_GIVEN INSTRUCTION:_
Go through the records and copy each line where the word "this" occurs.

──────── DATASET RECORDS ────────

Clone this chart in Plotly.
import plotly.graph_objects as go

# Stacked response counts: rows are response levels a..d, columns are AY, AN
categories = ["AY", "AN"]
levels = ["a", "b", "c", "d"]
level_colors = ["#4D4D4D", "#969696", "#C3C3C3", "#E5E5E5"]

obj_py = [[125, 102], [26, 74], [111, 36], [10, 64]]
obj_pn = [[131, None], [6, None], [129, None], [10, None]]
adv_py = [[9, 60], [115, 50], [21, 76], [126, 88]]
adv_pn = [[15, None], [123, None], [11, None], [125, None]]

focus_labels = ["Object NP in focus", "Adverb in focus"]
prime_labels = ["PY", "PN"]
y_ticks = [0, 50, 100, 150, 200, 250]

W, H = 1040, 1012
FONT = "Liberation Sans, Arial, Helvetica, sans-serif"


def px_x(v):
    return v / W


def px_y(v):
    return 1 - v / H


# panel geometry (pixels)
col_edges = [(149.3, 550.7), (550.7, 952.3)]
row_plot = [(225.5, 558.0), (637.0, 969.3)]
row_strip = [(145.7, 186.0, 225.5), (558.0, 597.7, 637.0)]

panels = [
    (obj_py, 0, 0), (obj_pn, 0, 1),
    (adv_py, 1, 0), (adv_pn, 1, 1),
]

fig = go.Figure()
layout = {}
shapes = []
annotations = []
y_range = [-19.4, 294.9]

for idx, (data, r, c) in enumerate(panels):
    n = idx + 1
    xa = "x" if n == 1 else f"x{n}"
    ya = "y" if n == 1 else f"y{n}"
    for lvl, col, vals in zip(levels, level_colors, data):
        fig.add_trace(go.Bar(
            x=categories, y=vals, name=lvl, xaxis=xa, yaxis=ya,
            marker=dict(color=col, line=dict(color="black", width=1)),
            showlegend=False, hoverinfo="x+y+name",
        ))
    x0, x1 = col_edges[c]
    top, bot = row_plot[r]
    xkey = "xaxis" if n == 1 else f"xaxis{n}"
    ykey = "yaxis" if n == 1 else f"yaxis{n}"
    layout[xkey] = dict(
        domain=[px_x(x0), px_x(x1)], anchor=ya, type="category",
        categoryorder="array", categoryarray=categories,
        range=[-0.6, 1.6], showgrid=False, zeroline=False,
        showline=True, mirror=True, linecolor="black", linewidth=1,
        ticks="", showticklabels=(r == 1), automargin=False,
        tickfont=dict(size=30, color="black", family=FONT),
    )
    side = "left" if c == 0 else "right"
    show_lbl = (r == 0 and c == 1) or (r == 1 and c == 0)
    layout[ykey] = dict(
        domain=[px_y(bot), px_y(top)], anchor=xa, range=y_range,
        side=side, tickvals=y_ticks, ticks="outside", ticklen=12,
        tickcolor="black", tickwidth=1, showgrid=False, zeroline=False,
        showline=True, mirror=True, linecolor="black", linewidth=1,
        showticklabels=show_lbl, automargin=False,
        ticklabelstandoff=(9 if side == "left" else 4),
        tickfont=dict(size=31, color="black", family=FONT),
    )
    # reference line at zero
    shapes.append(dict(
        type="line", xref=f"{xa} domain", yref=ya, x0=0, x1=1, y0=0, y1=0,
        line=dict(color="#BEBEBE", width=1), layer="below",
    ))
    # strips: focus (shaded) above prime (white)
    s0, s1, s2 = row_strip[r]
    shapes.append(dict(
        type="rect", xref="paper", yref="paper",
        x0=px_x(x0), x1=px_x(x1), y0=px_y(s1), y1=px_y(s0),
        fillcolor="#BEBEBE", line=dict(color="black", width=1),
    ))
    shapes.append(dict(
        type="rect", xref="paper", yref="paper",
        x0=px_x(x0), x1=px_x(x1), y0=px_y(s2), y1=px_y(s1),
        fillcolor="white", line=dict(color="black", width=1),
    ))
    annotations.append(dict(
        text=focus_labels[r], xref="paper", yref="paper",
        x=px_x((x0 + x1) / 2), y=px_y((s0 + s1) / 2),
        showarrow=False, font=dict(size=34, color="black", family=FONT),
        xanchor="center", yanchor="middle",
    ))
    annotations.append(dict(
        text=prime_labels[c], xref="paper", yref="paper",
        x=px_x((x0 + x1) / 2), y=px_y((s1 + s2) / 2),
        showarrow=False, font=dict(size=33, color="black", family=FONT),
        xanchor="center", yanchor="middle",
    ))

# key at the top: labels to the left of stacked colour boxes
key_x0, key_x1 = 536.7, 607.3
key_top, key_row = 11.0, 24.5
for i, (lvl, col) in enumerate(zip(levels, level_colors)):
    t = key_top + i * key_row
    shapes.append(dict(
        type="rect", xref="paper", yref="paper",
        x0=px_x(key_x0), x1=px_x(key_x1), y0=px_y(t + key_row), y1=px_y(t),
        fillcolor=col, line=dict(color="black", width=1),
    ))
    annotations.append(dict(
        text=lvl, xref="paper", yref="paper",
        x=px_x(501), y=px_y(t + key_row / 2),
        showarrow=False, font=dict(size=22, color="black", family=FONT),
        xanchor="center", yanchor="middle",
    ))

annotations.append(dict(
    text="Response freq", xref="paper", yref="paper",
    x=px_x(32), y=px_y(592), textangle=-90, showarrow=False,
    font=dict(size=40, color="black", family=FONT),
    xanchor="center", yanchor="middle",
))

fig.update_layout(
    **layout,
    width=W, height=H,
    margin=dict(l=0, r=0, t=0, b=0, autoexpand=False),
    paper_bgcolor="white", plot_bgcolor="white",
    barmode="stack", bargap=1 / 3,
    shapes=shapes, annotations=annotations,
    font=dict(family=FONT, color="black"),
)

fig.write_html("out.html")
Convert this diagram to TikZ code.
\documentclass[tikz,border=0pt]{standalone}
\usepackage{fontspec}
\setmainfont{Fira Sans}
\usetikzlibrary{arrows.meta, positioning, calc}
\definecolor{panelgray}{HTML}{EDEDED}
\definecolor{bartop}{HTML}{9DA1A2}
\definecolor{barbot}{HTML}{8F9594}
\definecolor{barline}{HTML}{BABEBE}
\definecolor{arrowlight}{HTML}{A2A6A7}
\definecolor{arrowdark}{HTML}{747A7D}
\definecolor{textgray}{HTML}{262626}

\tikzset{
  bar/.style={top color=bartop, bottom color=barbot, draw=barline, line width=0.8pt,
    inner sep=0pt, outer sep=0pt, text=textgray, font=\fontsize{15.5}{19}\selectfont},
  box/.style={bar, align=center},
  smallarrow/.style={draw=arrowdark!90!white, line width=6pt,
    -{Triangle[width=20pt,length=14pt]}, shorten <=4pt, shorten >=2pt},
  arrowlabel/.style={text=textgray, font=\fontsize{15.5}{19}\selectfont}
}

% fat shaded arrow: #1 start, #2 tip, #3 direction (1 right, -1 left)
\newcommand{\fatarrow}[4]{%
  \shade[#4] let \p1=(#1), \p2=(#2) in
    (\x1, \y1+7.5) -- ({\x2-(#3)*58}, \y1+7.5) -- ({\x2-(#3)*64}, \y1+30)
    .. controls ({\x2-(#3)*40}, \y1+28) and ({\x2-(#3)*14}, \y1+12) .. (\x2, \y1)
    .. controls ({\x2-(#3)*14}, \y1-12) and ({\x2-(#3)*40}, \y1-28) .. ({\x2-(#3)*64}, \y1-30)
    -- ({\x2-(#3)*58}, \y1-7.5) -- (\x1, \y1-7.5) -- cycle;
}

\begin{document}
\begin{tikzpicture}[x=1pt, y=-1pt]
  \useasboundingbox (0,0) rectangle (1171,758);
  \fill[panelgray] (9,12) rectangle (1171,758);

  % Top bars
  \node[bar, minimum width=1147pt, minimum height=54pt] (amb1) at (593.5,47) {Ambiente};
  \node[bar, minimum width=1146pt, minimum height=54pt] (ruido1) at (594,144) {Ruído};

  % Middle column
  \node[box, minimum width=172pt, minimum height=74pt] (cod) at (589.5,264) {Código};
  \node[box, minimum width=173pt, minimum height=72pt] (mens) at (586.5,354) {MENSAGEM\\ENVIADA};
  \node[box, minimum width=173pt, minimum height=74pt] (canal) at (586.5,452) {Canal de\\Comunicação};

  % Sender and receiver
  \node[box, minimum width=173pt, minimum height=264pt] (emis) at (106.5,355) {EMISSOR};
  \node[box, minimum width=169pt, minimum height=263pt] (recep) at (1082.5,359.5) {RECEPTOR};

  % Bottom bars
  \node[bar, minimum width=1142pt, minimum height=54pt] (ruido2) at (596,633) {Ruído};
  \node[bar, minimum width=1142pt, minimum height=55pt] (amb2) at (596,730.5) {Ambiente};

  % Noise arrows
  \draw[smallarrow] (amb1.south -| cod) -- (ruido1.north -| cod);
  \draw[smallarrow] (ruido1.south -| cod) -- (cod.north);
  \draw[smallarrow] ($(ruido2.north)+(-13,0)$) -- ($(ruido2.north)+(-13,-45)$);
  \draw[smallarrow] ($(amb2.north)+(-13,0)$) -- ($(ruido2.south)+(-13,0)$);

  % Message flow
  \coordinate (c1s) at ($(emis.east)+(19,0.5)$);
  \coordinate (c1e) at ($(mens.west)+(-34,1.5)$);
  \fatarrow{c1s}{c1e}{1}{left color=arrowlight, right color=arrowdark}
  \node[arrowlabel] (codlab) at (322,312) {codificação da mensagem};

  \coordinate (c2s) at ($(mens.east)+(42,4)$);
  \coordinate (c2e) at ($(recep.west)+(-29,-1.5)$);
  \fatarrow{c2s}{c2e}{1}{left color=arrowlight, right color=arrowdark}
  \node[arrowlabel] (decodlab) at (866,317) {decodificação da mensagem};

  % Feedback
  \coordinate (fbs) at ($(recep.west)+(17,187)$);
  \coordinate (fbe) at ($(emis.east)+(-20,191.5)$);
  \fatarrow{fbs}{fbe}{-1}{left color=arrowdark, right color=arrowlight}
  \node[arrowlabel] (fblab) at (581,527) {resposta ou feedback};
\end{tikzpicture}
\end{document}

────────

_THE RESULT:_
Clone this chart in Plotly.
Convert this diagram to TikZ code.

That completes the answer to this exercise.